5. “We, the undersigned members of the council, wish to confirm your
concerns that any international agreement that is not ratified by the Iraqi
legislative power is considered unconstitutional and illegal, in accordance
with the current rulings and laws of the Iraqi Republic. Furthermore, any
treaty, agreement, or “executive agreement” that is signed between Iraq
and the United States will not be legal and will not enter the stage of
implementation without first being ratified by the Council of
Representatives, in accordance with section four of article 61 of the Iraqi
-- Letter to Chairman Bill Delahunt, signed by parliamentarians
representing a majority of the Iraqi Parliament, May 29, 2008.

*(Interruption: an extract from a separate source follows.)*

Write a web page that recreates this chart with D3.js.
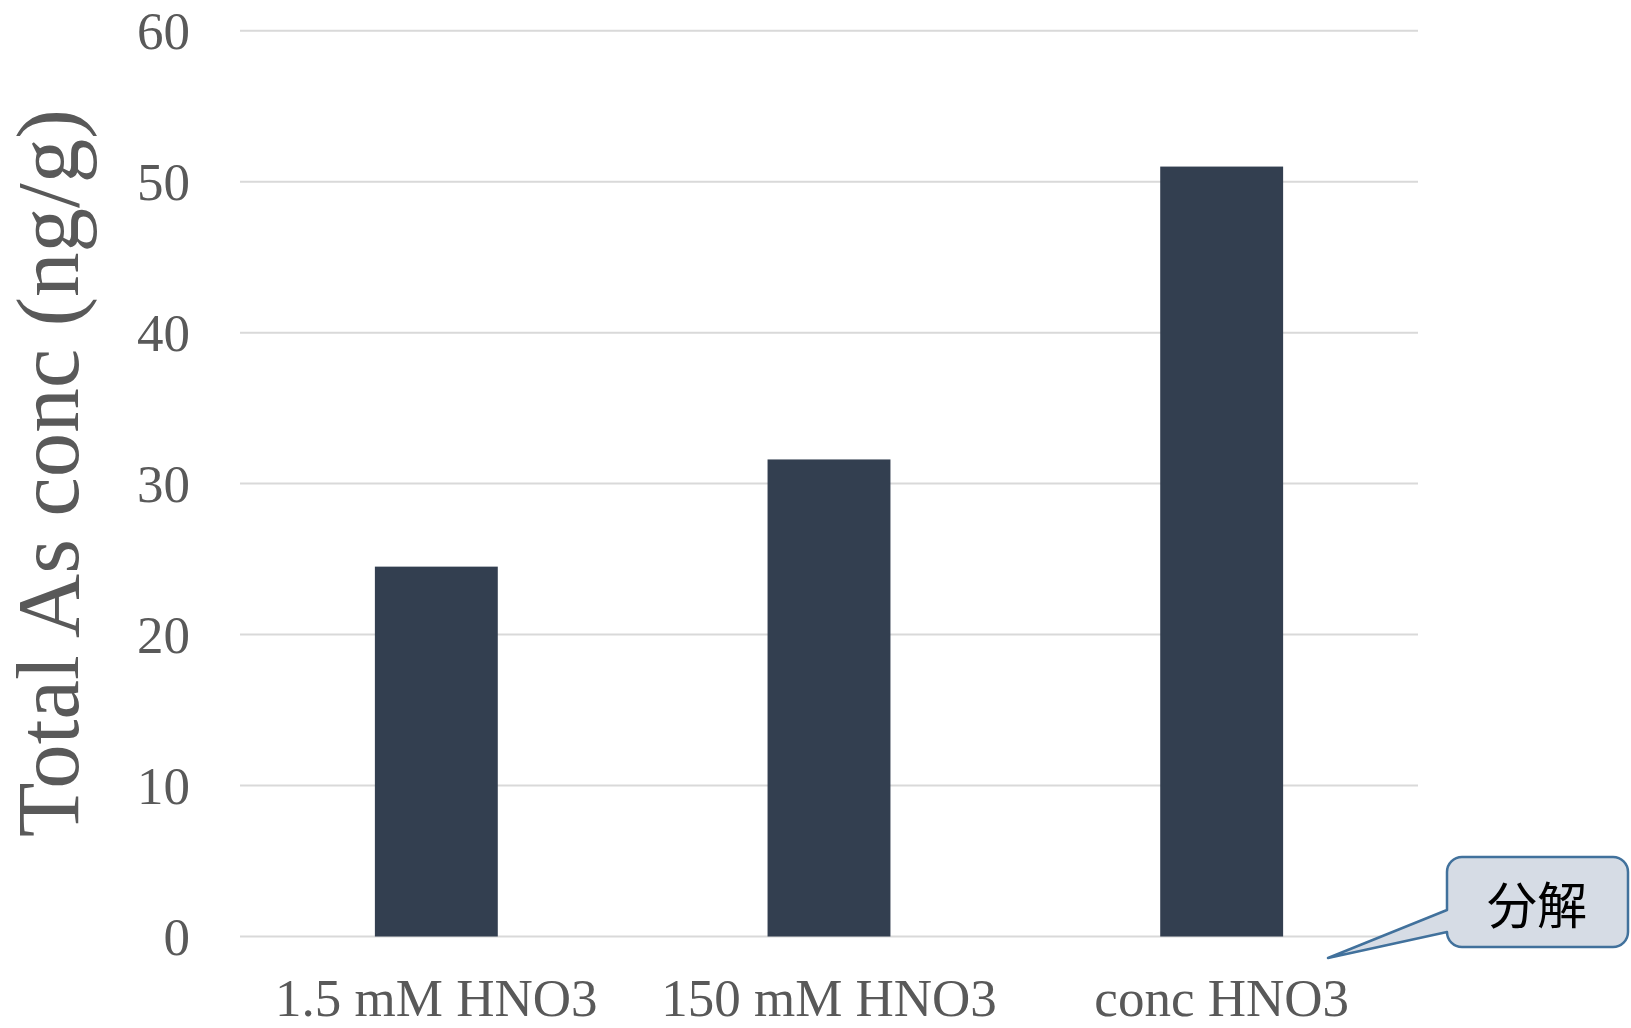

6. “Section four of Article 61 stipulates that the Parliament shall enact a law
by a two-thirds majority vote to regulate the approval of international
treaties and agreements. Apparently, no such law has been enacted. The
law regulating the approval of international treaties and agreements is a
procedural one, and does not affect the basic constitutional duty of
Parliament to approve all international treaties and agreements. In the
absence of such a law, each time the Parliament approves an international
treaty or agreement the act of approval becomes itself the procedural law
for that specific treaty or agreement and requires therefore a two-thirds
majority vote.”
-- Issam Michael Saliba, Senior Foreign Law Specialist, Law Library
of Congress, in testimony before the Subcommittee, December 19,
7. “According to the Iraqi Constitution, it is the job of the Iraqi Council of
Representatives, the Iraqi Parliament, to ratify international treaties. This
requires a two-thirds margin of support. Then the measure goes to the
President to ratify the treaty, although such treaties are considered
ratified after 15 days.”
-- Michael Rubin, PhD, resident scholar, American Enterprise
Institute for Public Policy Research, December 19, 2007, in testimony
before the Subcommittee.

[Disclosure, the above is noted at the request of a friend on the committee.]